不動産の重要事項説明書の「都市計画法・建築基準法以外のその他の法令に基づく制限」において「被災市街地復興特別措置法」という項目があります。
こちらは東日本大震災の被災地、宮城県女川町の駅前の復興途中の写真です。
どのような不動産が「被災市街地復興特別措置法」の対象となり、どのような制限を受けるのでしょうか。
ここでは、不動産の重要事項説明における被災市街地復興特別措置法について説明します。
次の不動産は「被災市街地復興特別措置法」について重要事項説明が必要です。
- 被災市街地復興推進地域内
被災市街地復興特別措置法とは
被災市街地復興特別措置法は、大規模な火災や震災などの災害を受けた市街地の復興を推進するため、平成7年(阪神大震災を契機)に制定されました。
被災市街地の復興のために、次の要件に該当する市街地について、市町村が都市計画で被災市街地復興推進地域を指定します。
- 大規模な火災、震災等により多くの建物が滅失したこと
- 公共施設の整備状況、土地利用の動向から、不良な街区環境が形成されるおそれがあること
- 緊急かつ健全な復興のため、土地区画整理・市街地再開発等の事業を実施する必要があること
被災市街地復興推進地域内の土地では、土地の形質変更や建築物の建築等には、都道府県知事等の許可が必要です。
【被災市街地復興推進地域内での制限行為】
被災市街地復興推進地域内において、当該被災市街地復興推進地域に関する都市計画に定められた日(災害発生の日から起算して2年以内で定める日)までに、土地の形質の変更または建築物の新築等をしようとする者は、原則として、都道府県知事の許可を受けなければなりません。
また、許可が得られないために著しい支障が生ずる場合は、所有者は土地の買い取りを請求できます。
具体的にみてみましょう。
こちらは東日本大震災の被災地、被災市街地復興特別措置法による宮城県女川町の被災市街地復興推進地域です。
都市計画区域内の市街地は、大規模な震災を受けて相当数の建築物が滅失したため、被災市街地復興推進地域を定め、また災害の発生した日から2年以内を期限とする市街地の整備改善の方針(緊急復興方針)を定めました。
おおまかにいうと、大地震があって相当の家屋が倒れた場合、勝手に家をつくったりすると揉め事が起きたり、街並みがバラバラになってしまうので、そうならないために、2年の間にきっちりと計画を立てて復興するので、勝手なことをするなという法律ともいえます。

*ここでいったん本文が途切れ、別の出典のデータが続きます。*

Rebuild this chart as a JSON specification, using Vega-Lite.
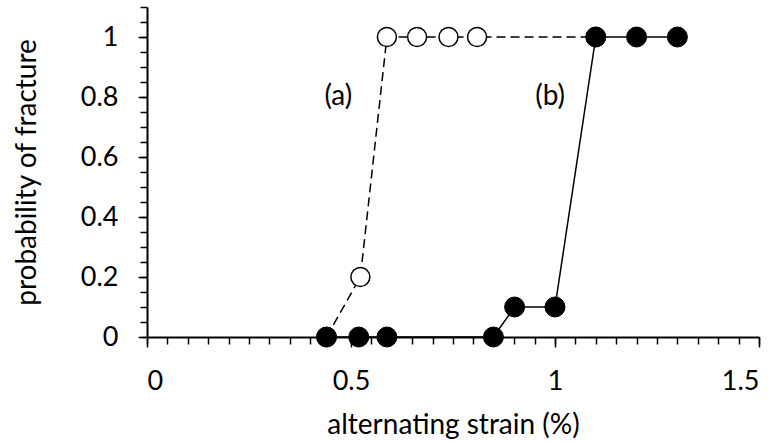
{
  "$schema": "https://vega.github.io/schema/vega-lite/v6.json",
  "autosize": "none",
  "width": 612,
  "height": 330,
  "padding": {"left": 147, "top": 7, "right": 23, "bottom": 105},
  "background": "white",
  "config": {
    "view": {"stroke": null},
    "axis": {
      "grid": false,
      "labelFont": "Lato",
      "labelFontSize": 27,
      "labelColor": "black",
      "titleFont": "Lato",
      "titleFontSize": 28,
      "titleFontWeight": "normal",
      "titleColor": "black",
      "domainColor": "black",
      "tickColor": "black",
      "domainWidth": 2,
      "tickWidth": 1.5
    }
  },
  "datasets": {
    "pts": [
      {"strain": 0.44, "prob": 0, "series": "a"},
      {"strain": 0.523, "prob": 0.2, "series": "a"},
      {"strain": 0.588, "prob": 1, "series": "a"},
      {"strain": 0.662, "prob": 1, "series": "a"},
      {"strain": 0.739, "prob": 1, "series": "a"},
      {"strain": 0.809, "prob": 1, "series": "a"},
      {"strain": 1.1, "prob": 1, "series": "a"},
      {"strain": 0.44, "prob": 0, "series": "b"},
      {"strain": 0.519, "prob": 0, "series": "b"},
      {"strain": 0.588, "prob": 0, "series": "b"},
      {"strain": 0.849, "prob": 0, "series": "b"},
      {"strain": 0.901, "prob": 0.1, "series": "b"},
      {"strain": 1.0, "prob": 0.1, "series": "b"},
      {"strain": 1.1, "prob": 1, "series": "b"},
      {"strain": 1.2, "prob": 1, "series": "b"},
      {"strain": 1.3, "prob": 1, "series": "b"}
    ],
    "labels": [
      {"strain": 0.469, "prob": 0.8, "label": "(a)"},
      {"strain": 0.988, "prob": 0.8, "label": "(b)"}
    ]
  },
  "layer": [
    {
      "data": {"name": "pts"},
      "transform": [{"filter": "datum.series === 'a'"}],
      "mark": {"type": "line", "color": "black", "strokeWidth": 1.5, "strokeDash": [9, 5]},
      "encoding": {
        "x": {"field": "strain", "type": "quantitative",
              "scale": {"domain": [0, 1.5], "nice": false, "zero": false},
              "axis": {"orient": "bottom", "values": [0,0.05,0.1,0.15,0.2,0.25,0.3,0.35,0.4,0.45,0.5,0.55,0.6,0.65,0.7,0.75,0.8,0.85,0.9,0.95,1,1.05,1.1,1.15,1.2,1.25,1.3,1.35,1.4,1.45,1.5],
                       "labels": false, "title": null, "tickSize": 7, "domain": true}},
        "y": {"field": "prob", "type": "quantitative",
              "scale": {"domain": [0, 1.1], "nice": false, "zero": false},
              "axis": {"orient": "left", "values": [0,0.05,0.1,0.15,0.2,0.25,0.3,0.35,0.4,0.45,0.5,0.55,0.6,0.65,0.7,0.75,0.8,0.85,0.9,0.95,1,1.05,1.1],
                       "labels": false, "title": null, "tickSize": 7, "domain": true}}
      }
    },
    {
      "data": {"name": "pts"},
      "transform": [{"filter": "datum.series === 'b'"}],
      "mark": {"type": "line", "color": "black", "strokeWidth": 1.5},
      "encoding": {
        "x": {"field": "strain", "type": "quantitative",
              "axis": {"orient": "bottom", "values": [0, 0.5, 1, 1.5], "format": "~g",
                       "tickSize": 10, "labelPadding": 21, "domain": false,
                       "title": "alternating strain (%)", "titleY": 88, "titleBaseline": "middle", "titleX": 306}},
        "y": {"field": "prob", "type": "quantitative",
              "axis": {"orient": "left", "values": [0, 0.2, 0.4, 0.6, 0.8, 1], "format": "~g",
                       "tickSize": 9, "labelPadding": 20, "domain": false,
                       "title": "probability of fracture", "titleX": -120, "titleY": 165, "titleBaseline": "middle"}}
      }
    },
    {
      "data": {"name": "pts"},
      "transform": [{"filter": "datum.series === 'a'"}],
      "mark": {"type": "point", "shape": "circle", "filled": true, "fill": "white", "stroke": "black", "strokeWidth": 1.5, "size": 360, "opacity": 1},
      "encoding": {
        "x": {"field": "strain", "type": "quantitative", "axis": null},
        "y": {"field": "prob", "type": "quantitative", "axis": null}
      }
    },
    {
      "data": {"name": "pts"},
      "transform": [{"filter": "datum.series === 'b'"}],
      "mark": {"type": "point", "shape": "circle", "filled": true, "fill": "black", "stroke": "black", "strokeWidth": 1, "size": 400, "opacity": 1},
      "encoding": {
        "x": {"field": "strain", "type": "quantitative", "axis": null},
        "y": {"field": "prob", "type": "quantitative", "axis": null}
      }
    },
    {
      "data": {"name": "labels"},
      "mark": {"type": "text", "font": "Lato", "fontSize": 28, "color": "black", "align": "center", "baseline": "middle"},
      "encoding": {
        "x": {"field": "strain", "type": "quantitative", "axis": null},
        "y": {"field": "prob", "type": "quantitative", "axis": null},
        "text": {"field": "label"}
      }
    }
  ],
  "resolve": {"axis": {"x": "independent", "y": "independent"}}
}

被災市街地復興推進地域では、土地造成や建物建築に知事の許可が必要ですが、移転や取り壊しが容易な2階建て以下の木造や鉄骨、コンクリートブロック造りなど敷地面積300㎡未満の建物の建築は許可されます。
阪神大震災や東日本大震災などの大規模地震において指定されており、最近では平成28(2016)年に発生した熊本地震の被災地である益城町、令和2(2020)年7月豪雨により被害を受けた熊本県人吉市が指定されました。
国土交通省のHPで、過去に被災市街地復興推進地域に指定された地域を確認することができます。大規模な地震や豪雨災害があった地域において不動産売買する場合は、被災市街地復興推進地域に指定されているかどうか、役所で確認した方がよいでしょう。
調査した結果、売買の対象となる不動産が、被災市街地復興推進地域に該当する場合には、制限の内容を調査するとともに、不動産の重要事項説明書の「被災市街地復興特別措置法」の項目にチェックをつけて、制限内容を説明する必要があります。
被災市街地復興推進地域は、都市計画法で定める「地域地区」の一つです。地域地区とは、都市計画区域内の土地を、どのような用途に利用すべきか、どの程度利用すべきかなどを定めて21種類に分類したものです。